You can approach by looking from the perspective of "what have we already done", at least partly, to get up to speed quickly.

Clear downside in this approach often is, that this won't lead to any kind of sustainable long-term development of your information security and will end up being a documentation exercise.

Medium level: Start building your ISMS (based on best practices)

Having an ISMS (information security management system) creates a systematic approach to information security by gathering information security related into a single place, helping you understand your current security level and enabling a thorough monitoring of security actions.

This way you can maintain compliance in the long run and reduce cybersecurity risks by continuously improving your security actions.
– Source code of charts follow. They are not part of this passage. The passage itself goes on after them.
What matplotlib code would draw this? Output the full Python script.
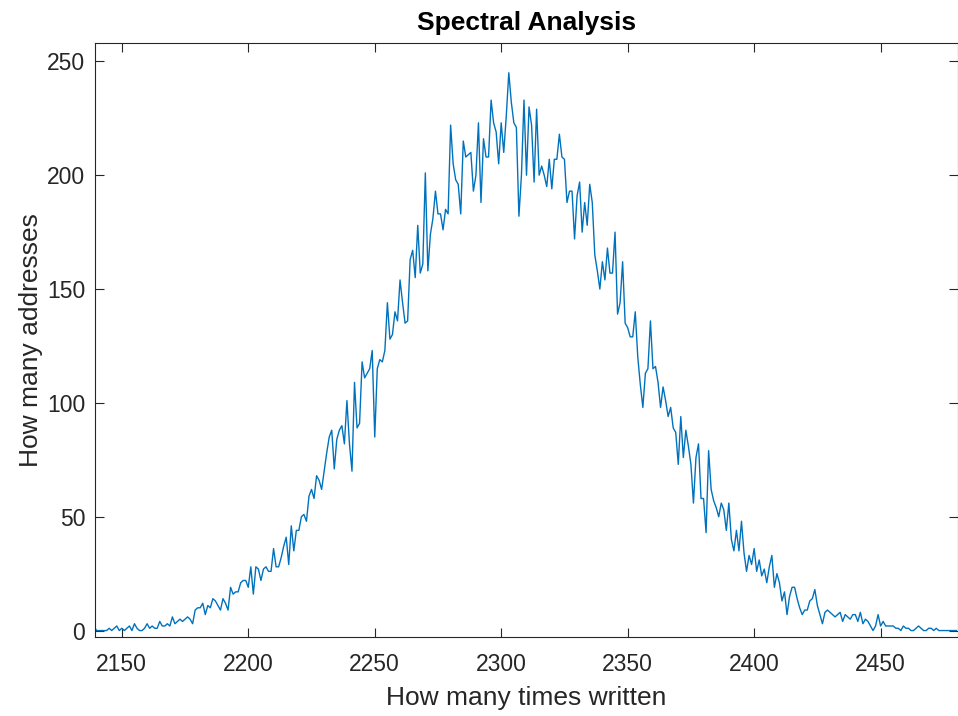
import numpy as np
import matplotlib
matplotlib.use("Agg")
import matplotlib.pyplot as plt

# =====================
# Data
# =====================

first_write_count = 2139  # smallest "times written" value on the x axis

counts_left_tail = [2, 0, 0, 0, 0, 0, 1, 0, 1, 2, 0, 1, 0, 1, 2, 0, 3, 1, 0, 0,
                    1, 3, 1, 2, 1, 1, 4, 2, 2, 3, 2, 6, 3, 4]
counts_low_rise = [5, 4, 5, 6, 5, 3, 9, 10, 10, 12, 7, 11, 10, 14, 13, 11, 9, 14,
                   12, 9, 19, 16, 17, 17, 21, 22, 22, 19, 28, 16, 28, 27, 22, 27,
                   28, 26, 26]
counts_mid_rise = [36, 28, 28, 32, 37, 41, 29, 46, 35, 44, 44, 50, 51, 48, 59, 62,
                   58, 68, 66, 62, 70, 78, 85, 88, 71, 84, 88, 90, 82, 101, 82, 70,
                   109, 89, 91, 118, 111, 113, 115, 123, 85, 115, 119, 118, 123]
counts_upper_rise = [144, 128, 130, 140, 136, 154, 144, 135, 136, 163, 167, 155,
                     178, 157, 161, 201, 158, 174, 181, 193, 183, 183, 176, 185,
                     183, 222, 205, 198, 196, 183, 215, 208, 209, 210, 193, 200,
                     223, 188, 216, 208, 208, 233, 223, 219, 205, 223, 210, 226,
                     245]
counts_upper_fall = [232, 223, 221, 182, 200, 233, 200, 230, 222, 197, 229, 200,
                     204, 200, 195, 207, 194, 207, 207, 218, 208, 207, 188, 193,
                     193, 172, 191, 197, 175, 188, 178, 196, 188, 165, 158, 150,
                     162, 154, 168, 157, 157, 175, 139, 144, 162, 135, 133, 129]
counts_mid_fall = [129, 140, 120, 108, 98, 113, 115, 136, 115, 116, 109, 98, 107,
                   101, 94, 98, 89, 87, 73, 94, 76, 88, 81, 73, 56, 76, 82, 58, 58,
                   43, 79, 62, 57, 54, 50, 56, 53, 44, 56, 40, 35, 44, 35, 48, 34]
counts_right_tail = [26, 33, 29, 36, 26, 31, 24, 27, 21, 28, 33, 19, 25, 21, 13, 17,
                     7, 15, 19, 19, 14, 10, 7, 9, 9, 13, 14, 18, 11, 7, 3, 8, 9, 8,
                     7, 6, 7, 8, 4, 7, 6, 5, 7, 7, 4, 8, 3, 5, 4, 2, 0, 2, 7, 2, 4,
                     2, 2, 2, 2, 1, 1, 0, 2, 1, 1, 0, 0, 1, 2, 1, 0, 0, 1, 1, 0, 1,
                     0, 0, 0, 0, 0, 0, 0, 0]

counts = (counts_left_tail + counts_low_rise + counts_mid_rise + counts_upper_rise
          + counts_upper_fall + counts_mid_fall + counts_right_tail)
times_written = np.arange(first_write_count, first_write_count + len(counts))

x_ticks = [2150, 2200, 2250, 2300, 2350, 2400, 2450]
y_ticks = [0, 50, 100, 150, 200, 250]

# =====================
# Style
# =====================

plt.rcParams["font.family"] = ["Liberation Sans", "DejaVu Sans"]
AXIS_COLOR = "#262626"
LINE_COLOR = "#0072BD"

# =====================
# Plot
# =====================

fig = plt.figure(figsize=(9.58, 7.16), dpi=100)
ax = fig.add_axes([95 / 958, 1 - 636.7 / 716, (957.5 - 95) / 958, (636.7 - 42.7) / 716])

ax.plot(times_written, counts, color=LINE_COLOR, linewidth=1.0)

ax.set_xlim(times_written[0] + 0.4, times_written[-1] + 0.4)
ax.set_ylim(-2.7, 258.2)
ax.set_xticks(x_ticks)
ax.set_yticks(y_ticks)

ax.tick_params(direction="in", top=True, right=True, length=6.5, width=0.8,
               colors=AXIS_COLOR, labelsize=16.5)
ax.tick_params(axis="x", pad=12)
ax.tick_params(axis="y", pad=7)
for spine in ax.spines.values():
    spine.set_color(AXIS_COLOR)
    spine.set_linewidth(0.8)

ax.set_title("Spectral Analysis", fontsize=19, fontweight="bold", color="black", pad=9)
ax.set_xlabel("How many times written", fontsize=19, color=AXIS_COLOR, labelpad=7)
ax.set_ylabel("How many addresses", fontsize=19, color=AXIS_COLOR, labelpad=3)

fig.savefig("out.png", dpi=100)
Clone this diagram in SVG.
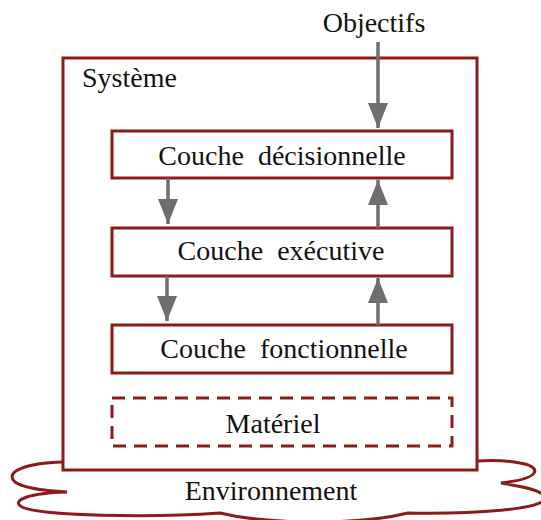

Strong level: Certify your ISMS against ISO 27001

Certifying your ISMS (e.g. against ISO 27001) means that an external, accredited auditor has gone through your ISMS and ensure that it complies with the requirements and controls of the selected framework.  

This approach offers benefits like undeniable proof of good security level, which you can not only utilize for NIS2 supervision efforts, but also for any kind of sales or collaboration efforts involving information security perspectives.


As we conclude, it's good to understand that the NIS2 directive forms a part of the larger digital transformation growth in the European Union. It demands clarity from organizations - documenting how they have implemented different aspects of information security, and standing behind those choices. It also commits the top management to information security in a totally new level.

The directive's broad security measures and incident reporting requirements underscore a priority shift towards improved transparency, accountability and overall resilience against cyber threats. While implementing NIS2 undoubtedly entails substantial commitment, the benefits far outweigh the expenses.

Establishing an Information Security Management System (ISMS), whether you're grounding it on other best practices or aiming for ISO 27001 certification, is a battle-tested way for success. Yet, remember that it's a journey, not a race. Adopting a phased strategy that adheres to your organization's context, capacity, and capabilities will offer sustainable results and contribute to your long-term digital integrity.